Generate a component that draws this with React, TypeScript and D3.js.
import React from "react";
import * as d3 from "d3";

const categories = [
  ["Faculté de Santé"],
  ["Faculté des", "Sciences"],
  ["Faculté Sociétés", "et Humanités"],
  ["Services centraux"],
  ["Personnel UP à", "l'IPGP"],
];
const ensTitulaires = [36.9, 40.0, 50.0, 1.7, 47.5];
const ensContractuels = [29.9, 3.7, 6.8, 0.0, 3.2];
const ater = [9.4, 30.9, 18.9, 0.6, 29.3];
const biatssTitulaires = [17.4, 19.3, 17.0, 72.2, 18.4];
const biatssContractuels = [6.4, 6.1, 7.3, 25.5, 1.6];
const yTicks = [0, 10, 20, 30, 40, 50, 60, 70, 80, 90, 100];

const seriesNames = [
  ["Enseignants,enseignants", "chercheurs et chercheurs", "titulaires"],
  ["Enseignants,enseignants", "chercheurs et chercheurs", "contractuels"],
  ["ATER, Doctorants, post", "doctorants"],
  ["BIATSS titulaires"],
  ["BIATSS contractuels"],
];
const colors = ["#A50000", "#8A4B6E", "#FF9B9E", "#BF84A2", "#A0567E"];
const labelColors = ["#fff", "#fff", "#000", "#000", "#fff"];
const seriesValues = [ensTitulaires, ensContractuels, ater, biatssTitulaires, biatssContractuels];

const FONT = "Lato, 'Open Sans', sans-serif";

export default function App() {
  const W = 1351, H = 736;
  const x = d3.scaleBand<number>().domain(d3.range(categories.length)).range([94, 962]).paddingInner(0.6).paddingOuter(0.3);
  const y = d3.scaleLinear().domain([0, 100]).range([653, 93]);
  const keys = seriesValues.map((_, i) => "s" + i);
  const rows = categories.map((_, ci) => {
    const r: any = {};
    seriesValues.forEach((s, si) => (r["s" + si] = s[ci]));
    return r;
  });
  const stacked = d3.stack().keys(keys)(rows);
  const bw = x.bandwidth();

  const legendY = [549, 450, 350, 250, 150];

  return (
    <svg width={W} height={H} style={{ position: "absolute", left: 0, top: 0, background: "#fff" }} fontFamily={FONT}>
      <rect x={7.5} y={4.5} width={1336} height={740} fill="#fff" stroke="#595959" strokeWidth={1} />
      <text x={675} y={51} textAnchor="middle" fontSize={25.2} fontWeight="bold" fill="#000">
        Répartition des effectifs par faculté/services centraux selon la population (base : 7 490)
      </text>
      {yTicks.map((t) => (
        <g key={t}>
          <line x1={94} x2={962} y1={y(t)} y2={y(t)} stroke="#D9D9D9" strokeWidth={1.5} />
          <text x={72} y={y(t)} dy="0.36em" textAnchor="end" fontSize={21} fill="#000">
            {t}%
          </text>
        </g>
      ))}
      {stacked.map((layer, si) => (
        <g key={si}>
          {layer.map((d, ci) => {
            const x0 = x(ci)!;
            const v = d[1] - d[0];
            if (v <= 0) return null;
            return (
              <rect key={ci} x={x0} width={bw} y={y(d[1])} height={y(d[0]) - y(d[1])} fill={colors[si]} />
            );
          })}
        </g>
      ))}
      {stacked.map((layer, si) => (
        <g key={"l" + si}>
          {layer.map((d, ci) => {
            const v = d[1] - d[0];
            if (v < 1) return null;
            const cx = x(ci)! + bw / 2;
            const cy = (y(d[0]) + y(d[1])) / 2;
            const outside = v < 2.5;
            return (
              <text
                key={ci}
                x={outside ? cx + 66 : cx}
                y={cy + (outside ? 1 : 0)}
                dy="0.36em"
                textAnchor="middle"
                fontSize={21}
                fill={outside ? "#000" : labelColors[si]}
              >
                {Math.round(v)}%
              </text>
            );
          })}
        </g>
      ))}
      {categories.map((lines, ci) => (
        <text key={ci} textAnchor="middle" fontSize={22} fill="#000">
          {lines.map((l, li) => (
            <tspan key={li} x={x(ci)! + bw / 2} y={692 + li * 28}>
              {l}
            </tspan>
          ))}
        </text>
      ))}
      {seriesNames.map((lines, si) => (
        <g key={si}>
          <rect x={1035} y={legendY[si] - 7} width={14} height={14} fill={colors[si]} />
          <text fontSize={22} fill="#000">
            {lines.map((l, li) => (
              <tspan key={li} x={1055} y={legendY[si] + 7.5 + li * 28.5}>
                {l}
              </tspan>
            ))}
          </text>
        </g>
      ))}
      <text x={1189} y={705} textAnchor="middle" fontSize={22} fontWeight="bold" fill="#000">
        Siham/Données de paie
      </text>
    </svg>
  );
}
++++++++++++++++++++
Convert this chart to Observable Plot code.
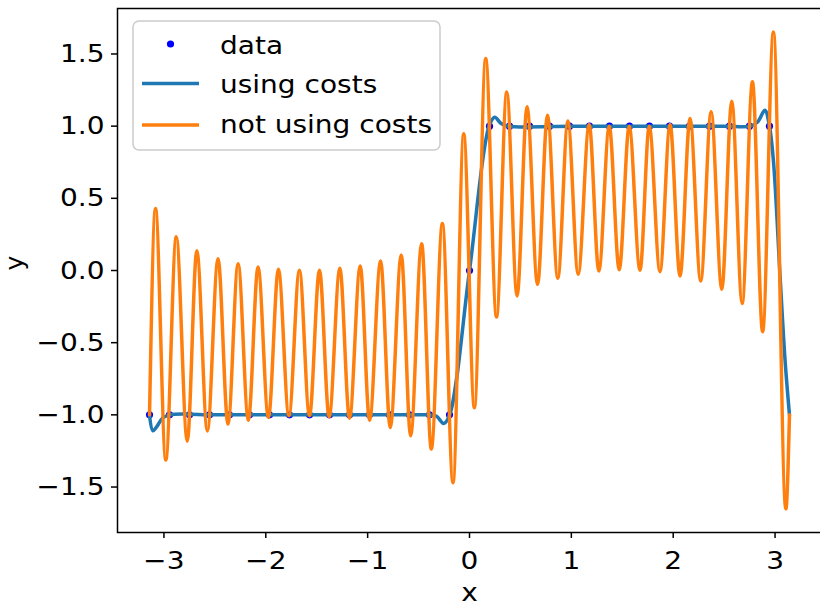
++++++++++++++++++++
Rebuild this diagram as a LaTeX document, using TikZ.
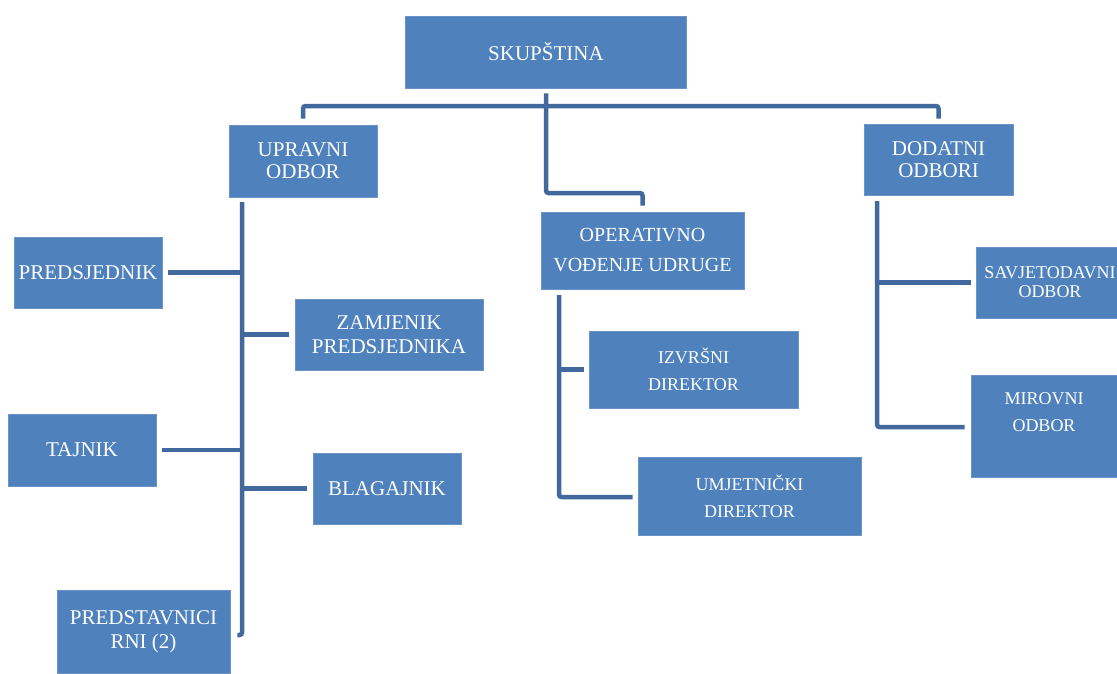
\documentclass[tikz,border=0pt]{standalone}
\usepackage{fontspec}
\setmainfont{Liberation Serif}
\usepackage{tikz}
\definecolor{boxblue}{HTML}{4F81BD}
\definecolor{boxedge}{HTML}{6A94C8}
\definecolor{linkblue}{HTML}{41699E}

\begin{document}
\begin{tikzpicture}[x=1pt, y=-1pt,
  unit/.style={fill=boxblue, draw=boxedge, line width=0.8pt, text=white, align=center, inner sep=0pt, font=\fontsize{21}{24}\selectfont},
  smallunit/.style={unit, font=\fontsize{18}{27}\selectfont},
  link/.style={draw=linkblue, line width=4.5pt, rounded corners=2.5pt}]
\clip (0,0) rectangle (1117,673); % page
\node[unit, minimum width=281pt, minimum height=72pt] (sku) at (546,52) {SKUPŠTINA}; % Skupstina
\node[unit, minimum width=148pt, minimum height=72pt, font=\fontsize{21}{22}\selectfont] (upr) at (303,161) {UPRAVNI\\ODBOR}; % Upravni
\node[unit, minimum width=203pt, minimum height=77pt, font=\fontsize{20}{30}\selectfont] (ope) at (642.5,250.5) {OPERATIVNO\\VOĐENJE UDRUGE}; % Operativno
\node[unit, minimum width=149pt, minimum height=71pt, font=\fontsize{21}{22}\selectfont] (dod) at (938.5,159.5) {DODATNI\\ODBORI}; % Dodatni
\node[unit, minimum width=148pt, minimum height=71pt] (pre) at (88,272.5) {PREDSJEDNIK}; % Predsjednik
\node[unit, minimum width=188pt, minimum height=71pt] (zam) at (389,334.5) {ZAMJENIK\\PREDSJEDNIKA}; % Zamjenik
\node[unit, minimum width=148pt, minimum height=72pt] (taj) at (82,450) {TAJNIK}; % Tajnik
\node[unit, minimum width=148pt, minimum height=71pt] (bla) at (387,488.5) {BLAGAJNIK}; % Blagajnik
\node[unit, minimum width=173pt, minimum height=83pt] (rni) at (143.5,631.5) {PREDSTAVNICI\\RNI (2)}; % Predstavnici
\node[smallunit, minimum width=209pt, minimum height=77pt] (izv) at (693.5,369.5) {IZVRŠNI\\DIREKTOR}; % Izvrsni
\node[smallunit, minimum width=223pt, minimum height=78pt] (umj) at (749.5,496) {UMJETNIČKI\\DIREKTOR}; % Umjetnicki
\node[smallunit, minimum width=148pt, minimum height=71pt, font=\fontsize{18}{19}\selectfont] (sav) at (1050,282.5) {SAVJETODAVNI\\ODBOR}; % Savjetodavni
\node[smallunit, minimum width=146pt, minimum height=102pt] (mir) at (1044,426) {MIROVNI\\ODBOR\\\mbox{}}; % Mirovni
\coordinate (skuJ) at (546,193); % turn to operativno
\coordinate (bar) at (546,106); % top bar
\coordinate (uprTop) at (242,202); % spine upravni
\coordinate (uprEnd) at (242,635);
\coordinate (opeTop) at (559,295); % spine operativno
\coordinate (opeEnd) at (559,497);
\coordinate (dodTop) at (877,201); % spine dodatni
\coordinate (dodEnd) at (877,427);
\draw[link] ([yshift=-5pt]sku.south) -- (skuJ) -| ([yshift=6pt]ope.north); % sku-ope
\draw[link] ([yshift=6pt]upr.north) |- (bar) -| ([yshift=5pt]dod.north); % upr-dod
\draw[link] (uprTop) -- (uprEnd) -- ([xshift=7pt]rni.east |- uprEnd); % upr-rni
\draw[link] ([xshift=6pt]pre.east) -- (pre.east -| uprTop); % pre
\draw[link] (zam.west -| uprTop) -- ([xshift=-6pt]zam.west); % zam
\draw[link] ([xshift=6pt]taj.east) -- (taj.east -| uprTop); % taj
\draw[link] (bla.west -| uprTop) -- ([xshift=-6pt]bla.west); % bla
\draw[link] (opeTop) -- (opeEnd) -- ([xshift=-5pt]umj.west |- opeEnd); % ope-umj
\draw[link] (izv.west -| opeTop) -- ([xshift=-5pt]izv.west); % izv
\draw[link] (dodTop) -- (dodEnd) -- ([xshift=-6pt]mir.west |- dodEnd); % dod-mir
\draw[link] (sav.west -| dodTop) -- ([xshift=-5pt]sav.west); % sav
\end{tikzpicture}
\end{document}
++++++++++++++++++++
--- WHAT YOU NEED TO DO ---
Starting at the line that contains "Generate a component" and ending at the line that contains "const legendY = [549, 450, 350, 250, 150];", repeat each line exactly, both ends included, and nothing else.

--- RESULT BELOW ---
Generate a component that draws this with React, TypeScript and D3.js.
import React from "react";
import * as d3 from "d3";

const categories = [
  ["Faculté de Santé"],
  ["Faculté des", "Sciences"],
  ["Faculté Sociétés", "et Humanités"],
  ["Services centraux"],
  ["Personnel UP à", "l'IPGP"],
];
const ensTitulaires = [36.9, 40.0, 50.0, 1.7, 47.5];
const ensContractuels = [29.9, 3.7, 6.8, 0.0, 3.2];
const ater = [9.4, 30.9, 18.9, 0.6, 29.3];
const biatssTitulaires = [17.4, 19.3, 17.0, 72.2, 18.4];
const biatssContractuels = [6.4, 6.1, 7.3, 25.5, 1.6];
const yTicks = [0, 10, 20, 30, 40, 50, 60, 70, 80, 90, 100];

const seriesNames = [
  ["Enseignants,enseignants", "chercheurs et chercheurs", "titulaires"],
  ["Enseignants,enseignants", "chercheurs et chercheurs", "contractuels"],
  ["ATER, Doctorants, post", "doctorants"],
  ["BIATSS titulaires"],
  ["BIATSS contractuels"],
];
const colors = ["#A50000", "#8A4B6E", "#FF9B9E", "#BF84A2", "#A0567E"];
const labelColors = ["#fff", "#fff", "#000", "#000", "#fff"];
const seriesValues = [ensTitulaires, ensContractuels, ater, biatssTitulaires, biatssContractuels];

const FONT = "Lato, 'Open Sans', sans-serif";

export default function App() {
  const W = 1351, H = 736;
  const x = d3.scaleBand<number>().domain(d3.range(categories.length)).range([94, 962]).paddingInner(0.6).paddingOuter(0.3);
  const y = d3.scaleLinear().domain([0, 100]).range([653, 93]);
  const keys = seriesValues.map((_, i) => "s" + i);
  const rows = categories.map((_, ci) => {
    const r: any = {};
    seriesValues.forEach((s, si) => (r["s" + si] = s[ci]));
    return r;
  });
  const stacked = d3.stack().keys(keys)(rows);
  const bw = x.bandwidth();

  const legendY = [549, 450, 350, 250, 150];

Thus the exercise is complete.